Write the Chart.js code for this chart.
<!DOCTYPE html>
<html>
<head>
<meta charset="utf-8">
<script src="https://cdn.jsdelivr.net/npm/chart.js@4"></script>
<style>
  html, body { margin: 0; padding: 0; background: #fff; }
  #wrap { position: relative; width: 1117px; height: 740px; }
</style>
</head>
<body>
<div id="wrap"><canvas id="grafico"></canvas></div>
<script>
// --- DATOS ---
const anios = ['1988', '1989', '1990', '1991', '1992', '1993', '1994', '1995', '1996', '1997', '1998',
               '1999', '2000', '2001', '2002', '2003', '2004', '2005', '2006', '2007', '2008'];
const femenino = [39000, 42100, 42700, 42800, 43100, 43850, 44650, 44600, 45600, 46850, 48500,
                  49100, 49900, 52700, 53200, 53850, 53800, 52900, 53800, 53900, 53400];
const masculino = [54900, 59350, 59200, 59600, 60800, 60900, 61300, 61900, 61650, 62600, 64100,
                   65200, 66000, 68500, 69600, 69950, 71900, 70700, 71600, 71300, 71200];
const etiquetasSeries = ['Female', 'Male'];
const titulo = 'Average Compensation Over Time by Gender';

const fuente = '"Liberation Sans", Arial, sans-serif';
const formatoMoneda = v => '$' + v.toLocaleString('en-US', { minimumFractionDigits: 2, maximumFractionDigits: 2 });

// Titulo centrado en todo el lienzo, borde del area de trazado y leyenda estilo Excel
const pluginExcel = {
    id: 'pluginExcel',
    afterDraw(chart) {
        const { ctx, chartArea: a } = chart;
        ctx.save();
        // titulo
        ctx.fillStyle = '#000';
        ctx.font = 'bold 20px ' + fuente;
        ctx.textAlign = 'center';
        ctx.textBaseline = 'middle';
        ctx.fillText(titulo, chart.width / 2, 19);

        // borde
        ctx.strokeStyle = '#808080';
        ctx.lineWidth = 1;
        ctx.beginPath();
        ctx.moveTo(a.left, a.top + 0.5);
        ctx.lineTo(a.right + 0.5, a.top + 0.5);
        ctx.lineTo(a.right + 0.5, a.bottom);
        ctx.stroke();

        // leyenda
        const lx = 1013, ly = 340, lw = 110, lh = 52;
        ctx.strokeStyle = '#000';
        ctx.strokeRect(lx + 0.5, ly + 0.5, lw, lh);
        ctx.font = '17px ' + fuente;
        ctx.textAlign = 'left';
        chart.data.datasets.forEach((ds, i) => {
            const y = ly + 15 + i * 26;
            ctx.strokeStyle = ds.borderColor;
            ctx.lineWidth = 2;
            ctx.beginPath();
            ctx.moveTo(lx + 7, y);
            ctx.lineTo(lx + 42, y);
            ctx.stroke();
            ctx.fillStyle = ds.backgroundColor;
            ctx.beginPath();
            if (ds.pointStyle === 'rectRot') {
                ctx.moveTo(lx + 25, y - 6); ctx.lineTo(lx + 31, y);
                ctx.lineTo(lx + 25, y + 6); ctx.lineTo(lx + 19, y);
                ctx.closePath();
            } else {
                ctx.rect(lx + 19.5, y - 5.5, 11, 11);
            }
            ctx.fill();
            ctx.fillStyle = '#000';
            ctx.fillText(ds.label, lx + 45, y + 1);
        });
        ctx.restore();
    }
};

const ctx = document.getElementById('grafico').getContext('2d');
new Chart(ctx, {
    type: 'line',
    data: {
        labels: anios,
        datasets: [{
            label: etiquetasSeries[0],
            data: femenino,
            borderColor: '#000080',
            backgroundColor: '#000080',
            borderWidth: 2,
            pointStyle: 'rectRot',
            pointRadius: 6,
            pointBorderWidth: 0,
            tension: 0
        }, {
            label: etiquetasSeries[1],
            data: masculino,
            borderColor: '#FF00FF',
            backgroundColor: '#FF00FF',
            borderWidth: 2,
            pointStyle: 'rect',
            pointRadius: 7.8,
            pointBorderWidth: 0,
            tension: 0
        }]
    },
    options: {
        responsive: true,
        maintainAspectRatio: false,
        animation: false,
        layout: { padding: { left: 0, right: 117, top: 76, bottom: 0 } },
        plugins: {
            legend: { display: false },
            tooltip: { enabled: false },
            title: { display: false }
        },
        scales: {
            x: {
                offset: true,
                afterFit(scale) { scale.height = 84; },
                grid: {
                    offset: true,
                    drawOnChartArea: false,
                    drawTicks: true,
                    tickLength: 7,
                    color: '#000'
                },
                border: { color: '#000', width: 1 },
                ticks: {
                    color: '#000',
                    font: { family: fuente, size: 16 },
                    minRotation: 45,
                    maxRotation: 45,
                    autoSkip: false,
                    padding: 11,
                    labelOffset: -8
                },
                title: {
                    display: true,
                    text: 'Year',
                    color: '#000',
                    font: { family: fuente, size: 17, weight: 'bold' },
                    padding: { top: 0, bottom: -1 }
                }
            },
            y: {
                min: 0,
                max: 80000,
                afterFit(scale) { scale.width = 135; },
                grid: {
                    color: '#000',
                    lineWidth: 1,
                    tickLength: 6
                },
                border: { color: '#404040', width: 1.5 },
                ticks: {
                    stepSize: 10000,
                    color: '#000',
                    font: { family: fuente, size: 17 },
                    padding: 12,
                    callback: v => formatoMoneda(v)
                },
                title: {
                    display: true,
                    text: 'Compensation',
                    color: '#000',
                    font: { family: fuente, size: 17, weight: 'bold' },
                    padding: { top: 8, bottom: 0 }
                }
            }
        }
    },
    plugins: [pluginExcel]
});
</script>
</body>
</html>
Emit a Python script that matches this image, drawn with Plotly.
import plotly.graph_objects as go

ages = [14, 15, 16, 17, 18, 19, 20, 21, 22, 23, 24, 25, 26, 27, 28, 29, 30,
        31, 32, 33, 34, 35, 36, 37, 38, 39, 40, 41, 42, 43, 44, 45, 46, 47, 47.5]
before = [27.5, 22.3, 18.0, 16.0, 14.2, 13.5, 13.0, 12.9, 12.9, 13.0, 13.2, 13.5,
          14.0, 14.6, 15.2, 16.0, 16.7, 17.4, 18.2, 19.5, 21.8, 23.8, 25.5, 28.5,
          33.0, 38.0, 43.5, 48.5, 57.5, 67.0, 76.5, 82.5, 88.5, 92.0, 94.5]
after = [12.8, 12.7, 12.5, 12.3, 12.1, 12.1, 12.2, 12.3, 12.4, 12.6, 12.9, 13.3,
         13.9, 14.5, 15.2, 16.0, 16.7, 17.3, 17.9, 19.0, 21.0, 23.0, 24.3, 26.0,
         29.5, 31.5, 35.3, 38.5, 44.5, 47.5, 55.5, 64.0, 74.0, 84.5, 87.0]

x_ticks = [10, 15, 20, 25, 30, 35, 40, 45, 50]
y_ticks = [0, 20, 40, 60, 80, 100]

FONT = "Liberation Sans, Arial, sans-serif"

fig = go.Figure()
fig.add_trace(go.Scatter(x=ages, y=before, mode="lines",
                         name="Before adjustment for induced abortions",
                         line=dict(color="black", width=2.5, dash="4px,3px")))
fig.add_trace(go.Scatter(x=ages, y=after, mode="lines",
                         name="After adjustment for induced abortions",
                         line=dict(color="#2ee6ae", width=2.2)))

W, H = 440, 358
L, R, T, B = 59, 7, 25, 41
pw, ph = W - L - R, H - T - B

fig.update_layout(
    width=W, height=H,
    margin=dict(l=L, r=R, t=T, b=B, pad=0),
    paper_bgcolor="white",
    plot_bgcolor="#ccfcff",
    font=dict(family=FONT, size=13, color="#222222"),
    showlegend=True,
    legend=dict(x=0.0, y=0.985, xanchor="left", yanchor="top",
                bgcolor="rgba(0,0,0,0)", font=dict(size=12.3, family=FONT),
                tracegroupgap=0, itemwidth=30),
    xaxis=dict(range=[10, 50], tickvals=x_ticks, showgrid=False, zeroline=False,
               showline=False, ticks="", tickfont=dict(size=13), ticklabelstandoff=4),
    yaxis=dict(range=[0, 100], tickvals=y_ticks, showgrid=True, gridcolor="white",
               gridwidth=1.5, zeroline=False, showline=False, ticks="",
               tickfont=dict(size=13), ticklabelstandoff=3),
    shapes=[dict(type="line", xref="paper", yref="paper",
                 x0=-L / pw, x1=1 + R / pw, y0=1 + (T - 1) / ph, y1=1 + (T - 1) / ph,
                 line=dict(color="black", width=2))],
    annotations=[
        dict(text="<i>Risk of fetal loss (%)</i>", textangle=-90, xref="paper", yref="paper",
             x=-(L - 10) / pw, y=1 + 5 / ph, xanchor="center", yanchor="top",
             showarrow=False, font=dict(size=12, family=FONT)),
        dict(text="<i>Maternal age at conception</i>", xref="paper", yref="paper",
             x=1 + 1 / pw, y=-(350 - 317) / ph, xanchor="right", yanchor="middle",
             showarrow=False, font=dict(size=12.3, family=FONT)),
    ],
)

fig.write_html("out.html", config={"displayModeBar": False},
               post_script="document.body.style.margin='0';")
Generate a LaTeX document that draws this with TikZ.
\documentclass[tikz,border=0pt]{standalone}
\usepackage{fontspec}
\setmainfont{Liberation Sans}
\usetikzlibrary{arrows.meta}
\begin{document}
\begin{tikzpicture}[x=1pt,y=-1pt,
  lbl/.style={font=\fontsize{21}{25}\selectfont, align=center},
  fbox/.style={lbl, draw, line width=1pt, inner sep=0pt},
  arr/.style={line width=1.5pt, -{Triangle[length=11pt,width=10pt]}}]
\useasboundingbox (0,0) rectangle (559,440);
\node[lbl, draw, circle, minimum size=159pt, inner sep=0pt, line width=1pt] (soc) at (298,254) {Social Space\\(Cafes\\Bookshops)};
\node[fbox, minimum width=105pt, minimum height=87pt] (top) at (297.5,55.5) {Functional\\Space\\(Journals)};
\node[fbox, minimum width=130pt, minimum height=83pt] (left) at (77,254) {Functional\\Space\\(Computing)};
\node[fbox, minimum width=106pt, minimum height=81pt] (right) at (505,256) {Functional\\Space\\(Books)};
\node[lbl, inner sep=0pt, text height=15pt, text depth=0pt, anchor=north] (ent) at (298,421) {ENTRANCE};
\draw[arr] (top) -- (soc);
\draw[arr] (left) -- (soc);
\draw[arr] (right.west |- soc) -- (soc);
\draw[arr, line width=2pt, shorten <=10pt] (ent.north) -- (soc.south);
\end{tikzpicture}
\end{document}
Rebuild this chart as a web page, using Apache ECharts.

**What is being asked**
Beginning at the first line of the records, give again each line exactly as written, ending with the line that contains "ctx.fillText(titulo, chart.width /".

**Solution**
Write the Chart.js code for this chart.
<!DOCTYPE html>
<html>
<head>
<meta charset="utf-8">
<script src="https://cdn.jsdelivr.net/npm/chart.js@4"></script>
<style>
  html, body { margin: 0; padding: 0; background: #fff; }
  #wrap { position: relative; width: 1117px; height: 740px; }
</style>
</head>
<body>
<div id="wrap"><canvas id="grafico"></canvas></div>
<script>
// --- DATOS ---
const anios = ['1988', '1989', '1990', '1991', '1992', '1993', '1994', '1995', '1996', '1997', '1998',
               '1999', '2000', '2001', '2002', '2003', '2004', '2005', '2006', '2007', '2008'];
const femenino = [39000, 42100, 42700, 42800, 43100, 43850, 44650, 44600, 45600, 46850, 48500,
                  49100, 49900, 52700, 53200, 53850, 53800, 52900, 53800, 53900, 53400];
const masculino = [54900, 59350, 59200, 59600, 60800, 60900, 61300, 61900, 61650, 62600, 64100,
                   65200, 66000, 68500, 69600, 69950, 71900, 70700, 71600, 71300, 71200];
const etiquetasSeries = ['Female', 'Male'];
const titulo = 'Average Compensation Over Time by Gender';

const fuente = '"Liberation Sans", Arial, sans-serif';
const formatoMoneda = v => '$' + v.toLocaleString('en-US', { minimumFractionDigits: 2, maximumFractionDigits: 2 });

// Titulo centrado en todo el lienzo, borde del area de trazado y leyenda estilo Excel
const pluginExcel = {
    id: 'pluginExcel',
    afterDraw(chart) {
        const { ctx, chartArea: a } = chart;
        ctx.save();
        // titulo
        ctx.fillStyle = '#000';
        ctx.font = 'bold 20px ' + fuente;
        ctx.textAlign = 'center';
        ctx.textBaseline = 'middle';
        ctx.fillText(titulo, chart.width / 2, 19);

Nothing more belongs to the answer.